James Connolly and Terence McSwiney remembered in Ireland and in Catalonia

featured image
Liverpool Brigade Veterans Jack James Larkin Jones(93)
and Jack Edwards(92) behind banner of Connolly Column
at fortress of Castell de Sant Ferran, Figueres, Catalonia

On Saturday, April 15th, 2006, British and Irish relatives and friends of International Brigaders marked the 70th anniversary of the formation of the International Brigades with a commemorative walk, led by Pauline Fraser, across the Pyrenees from France into Spain.

The ceremonies commenced in the French Pyrenean village of Las Illas, at the monument to mark the passing through that village in 1939 of the President of the Spanish Republic, the President of the Basque Republic and the President of the Generalitat of Catalunya - fleeing for their lives as refugees from the triumph of fascism in Spain. (In 1940 the Nazi German occupation authorities and the collaborationist Vichy French Government would hand over President Companys of Catalunya for subsequent execution by Franco’s Spanish fascists in Barcelona).

This monument also commemorates the same village as one of the routes through which International Brigade volunteers clandestinely entered a blockaded Spanish Republic from 1936 to 1938; as well as the route taken in the reverse direction in 1939 by a significant proportion of more than half a million Spanish Republican refugees.

At the opening ceremony at Las Illas, presided over by Manus O’Riordan, a wreath was jointly laid by the International Brigade Memorial Trust's founding President and Secretary - International Brigade veteran Jack Jones and Marlene Sidaway. Manus O’Riordan and the People's College Choir of Dublin led the singing of Christy Moore's tribute to the Connolly Column - “Viva la Quince Brigada” - while Cor Cochlion of Cardiff led the singing of the IBMT anthem “Jarama” and of the International Brigades anthem “The Internationale”.

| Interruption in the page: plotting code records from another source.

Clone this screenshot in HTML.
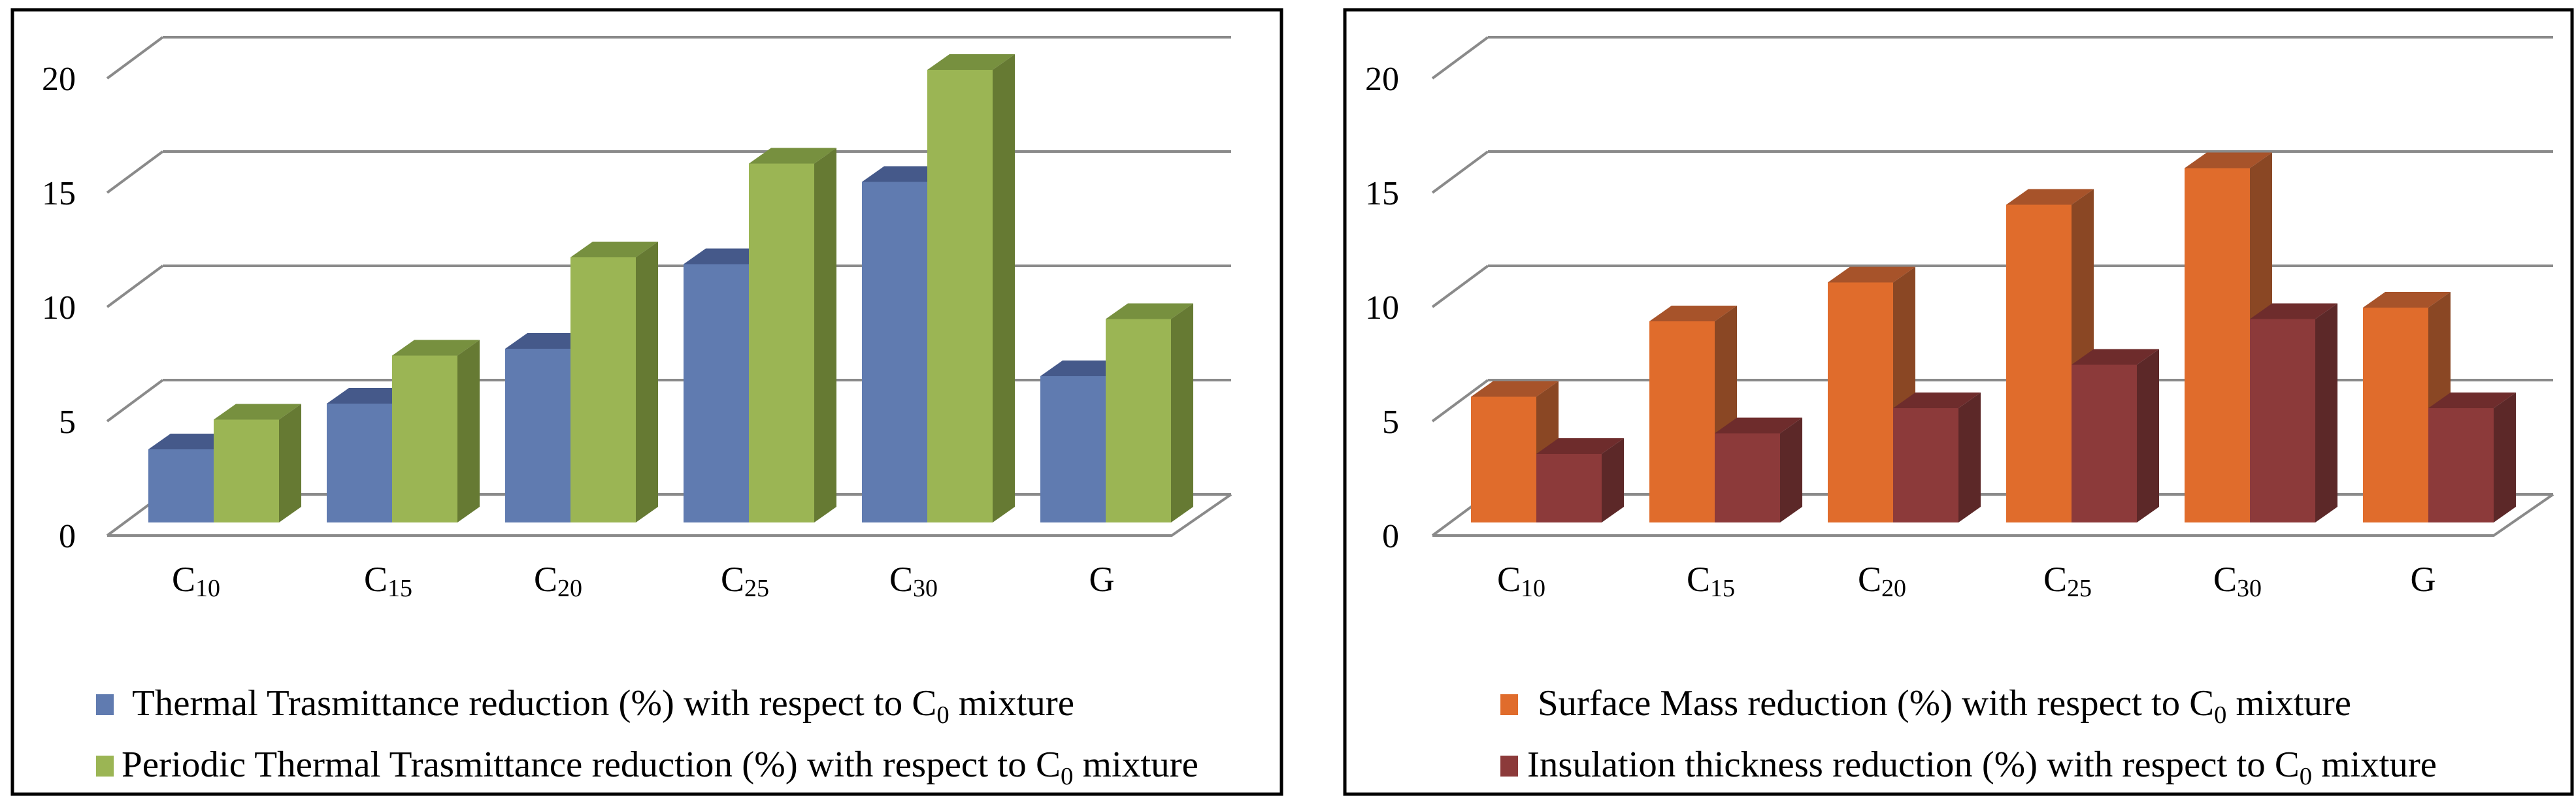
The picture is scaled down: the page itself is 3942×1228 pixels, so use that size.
<!DOCTYPE html>
<html><head><meta charset="utf-8"><style>
html,body{margin:0;padding:0;background:#fff;}
svg{display:block;font-family:"Liberation Serif",serif;}
</style></head><body>
<svg id="svg" width="3942" height="1228" viewBox="0 0 3942 1228"></svg>
<script>
const categories = ["C10","C15","C20","C25","C30","G"];
const catBase = ["C","C","C","C","C","G"];
const catSub = ["10","15","20","25","30",""];
const thermalTrans = [3.2, 5.2, 7.6, 11.3, 14.9, 6.4];
const periodicTrans = [4.5, 7.3, 11.6, 15.7, 19.8, 8.9];
const surfaceMass = [5.5, 8.8, 10.5, 13.9, 15.5, 9.4];
const insulation = [3.0, 3.9, 5.0, 6.9, 8.9, 5.0];
const yTicks = [0, 5, 10, 15, 20];
const yTickLabels = ["0","5","10","15","20"];

const NS = "http://www.w3.org/2000/svg";
const svg = document.getElementById('svg');
function mk(tag, attrs, parent){
  const e = document.createElementNS(NS, tag);
  for (const k in attrs) e.setAttribute(k, attrs[k]);
  (parent||svg).appendChild(e);
  return e;
}
const PX = 35, BASE = 800, DX = 34, DY = 24;
function yScale(v){ return BASE - v*PX; }

function chart(cfg){
  const g = mk('g', {});
  
  
  const border = mk('rect', {x:cfg.bx, y:15, width:cfg.bw, height:1201, fill:'none', stroke:'#000', 'stroke-width':5}, g);
  
  
  const grid = mk('g', {stroke:'#8a8a8a', 'stroke-width':4, fill:'none'}, g);
  
  
  yTicks.forEach((t, i) => {
    const yb = 757 - t*PX;
    mk('line', {x1:cfg.backL, y1:yb, x2:cfg.backR, y2:yb}, grid);
    mk('line', {x1:cfg.backL, y1:yb, x2:cfg.backL-85, y2:yb+63}, grid);
    const lab = mk('text', {x:cfg.tickX, y:yb+63+18, 'text-anchor':'end', 'font-size':52, fill:'#000'}, g);
    lab.textContent = yTickLabels[i];
    
    
  });
  mk('polyline', {points:`${cfg.backL-85},820 ${cfg.backR-91},820 ${cfg.backR},757`}, grid);
  categories.forEach((c, i) => {
    const x0 = cfg.x0 + 273*i;
    [[cfg.s1, cfg.c1], [cfg.s2, cfg.c2]].forEach(([ser, col], j) => {
      const x = x0 + 100*j, w = 100, yt = yScale(ser[i]);
      const bg = mk('g', {}, g);
      
      
      mk('rect', {x:x, y:yt, width:w, height:BASE-yt, fill:col[0]}, bg);
      mk('polygon', {points:`${x},${yt} ${x+DX},${yt-DY} ${x+w+DX},${yt-DY} ${x+w},${yt}`, fill:col[1]}, bg);
      mk('polygon', {points:`${x+w},${yt} ${x+w+DX},${yt-DY} ${x+w+DX},${BASE-DY} ${x+w},${BASE}`, fill:col[2]}, bg);
    });
    const t = mk('text', {x:cfg.labX[i], y:905, 'text-anchor':'middle', 'font-size':54, fill:'#000'}, g);
    
    
    const a = mk('tspan', {}, t); a.textContent = catBase[i];
    if (catSub[i]) { const b = mk('tspan', {'font-size':38, dy:8}, t); b.textContent = catSub[i]; }
  });
  cfg.legend.forEach((L, j) => {
    const lg = mk('g', {}, g);
    
    
    mk('rect', {x:L.sx, y:L.sy, width:27, height:32, fill:j?cfg.c2[0]:cfg.c1[0]}, lg);
    const t = mk('text', {x:L.tx, y:L.sy+32, 'font-size':56, fill:'#000', textLength:L.tw, lengthAdjust:'spacingAndGlyphs'}, lg);
    const p1 = mk('tspan', {}, t); p1.textContent = L.text + 'C';
    const p2 = mk('tspan', {'font-size':38, dy:12}, t); p2.textContent = '0';
    const p3 = mk('tspan', {dy:-12}, t); p3.textContent = ' mixture';
  });
}

chart({name:'left-chart', bx:19, bw:1942, backL:249, backR:1884, tickX:116, x0:227,
  s1:thermalTrans, s2:periodicTrans, keys:['thermal','periodic'],
  c1:['#607bb0','#45598a','#4a5f8e'], c2:['#9bb554','#77903f','#667a33'],
  labX:[300,594,854,1140,1398,1686],
  legend:[{sx:147,sy:1063,tx:202,tw:1442,text:'Thermal Trasmittance reduction (%) with respect to '},
          {sx:147,sy:1157,tx:186,tw:1648,text:'Periodic Thermal Trasmittance reduction (%) with respect to '}]});
chart({name:'right-chart', bx:2058, bw:1878, backL:2277, backR:3907, tickX:2141, x0:2251,
  s1:surfaceMass, s2:insulation, keys:['surface-mass','insulation'],
  c1:['#e06c2c','#a7532a','#8a4724'], c2:['#8c3a3a','#6e2c2c','#5c2828'],
  labX:[2328,2618,2880,3164,3424,3708],
  legend:[{sx:2296,sy:1063,tx:2353,tw:1245,text:'Surface Mass reduction (%) with respect to '},
          {sx:2296,sy:1157,tx:2337,tw:1392,text:'Insulation thickness reduction (%) with respect to '}]});
</script>
</body></html>
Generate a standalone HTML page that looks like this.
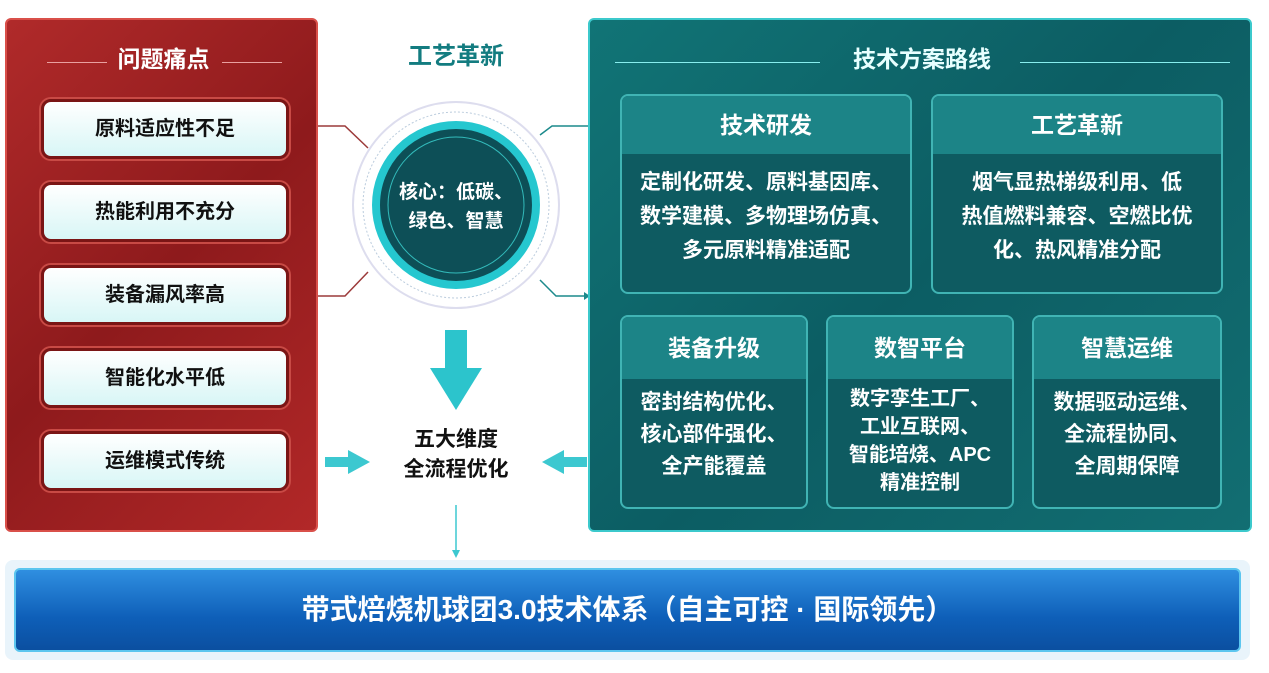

Central to that opening ceremony - as well as to several more ceremonies held along the course of the route travelled that weekend - were the readings from the memoirs of International Brigaders themselves, recalling their own personal experiences of crossing the Pyrenees, and the poems that were likewise inspired. The 10 km route taken by this particular IBMT commemorative walk climbed up a mountain track from Super-las-Illas towards the French-Spanish frontier on the crest of a Pyrenean hill at Coll de Lli, before descending towards the Catalonian village of La Vajol.

On the following day, Easter Sunday, April 16th, a commemorative plaque - inscribed in French, English, Spanish and Catalan - was unveiled at the fortress of Castell de Sant Ferran in the Catalonian city of Figueres to mark the fact that it was here that so many International Brigade volunteers had first mustered after crossing the Pyrenees from France. A wreath was jointly laid by International Brigade veteran Jack Edwards and Dolly West Shaer, formerly founding Secretary of Friends of the International Brigades, whose joining forces with the International Brigade Association led to the establishment of the IBMT.

The following is the full English version of the vote of thanks delivered on behalf of the IBMT by Manus O’Riordan at the Castell de Sant Ferran ceremony, although several of its introductory paragraphs were in fact switched to the Las Illas ceremony of the previous day and - due to time constraints - some others were spoken in Spanish and Catalan only, with just a partial English translation given at the time.]

Dear representatives of the Generalitat (Government) of Catalunya and of Figueres City Council; dear comrades and friends;

It is a great honour for me to speak here as a member of the Executive Committee of the International Brigade Memorial Trust of Britain and Ireland.

Many thanks for this memorial plaque in honour of the International Brigades!

I regret that I do not speak Catalan, and I speak very little Spanish.

We are a group of English, Irish, Scots and Welsh. We are the children, grandchildren, relatives and friends of the International Brigaders who left their native countries 70 years ago in order to fight against fascism, in defence of the democracy of the Spanish Republic and for the rights of Catalunya.

In honour of those brigadistas we have arrived here in Catalunya from France, going on foot across those same Pyrenees that they themselves traversed between 1936 and 1938.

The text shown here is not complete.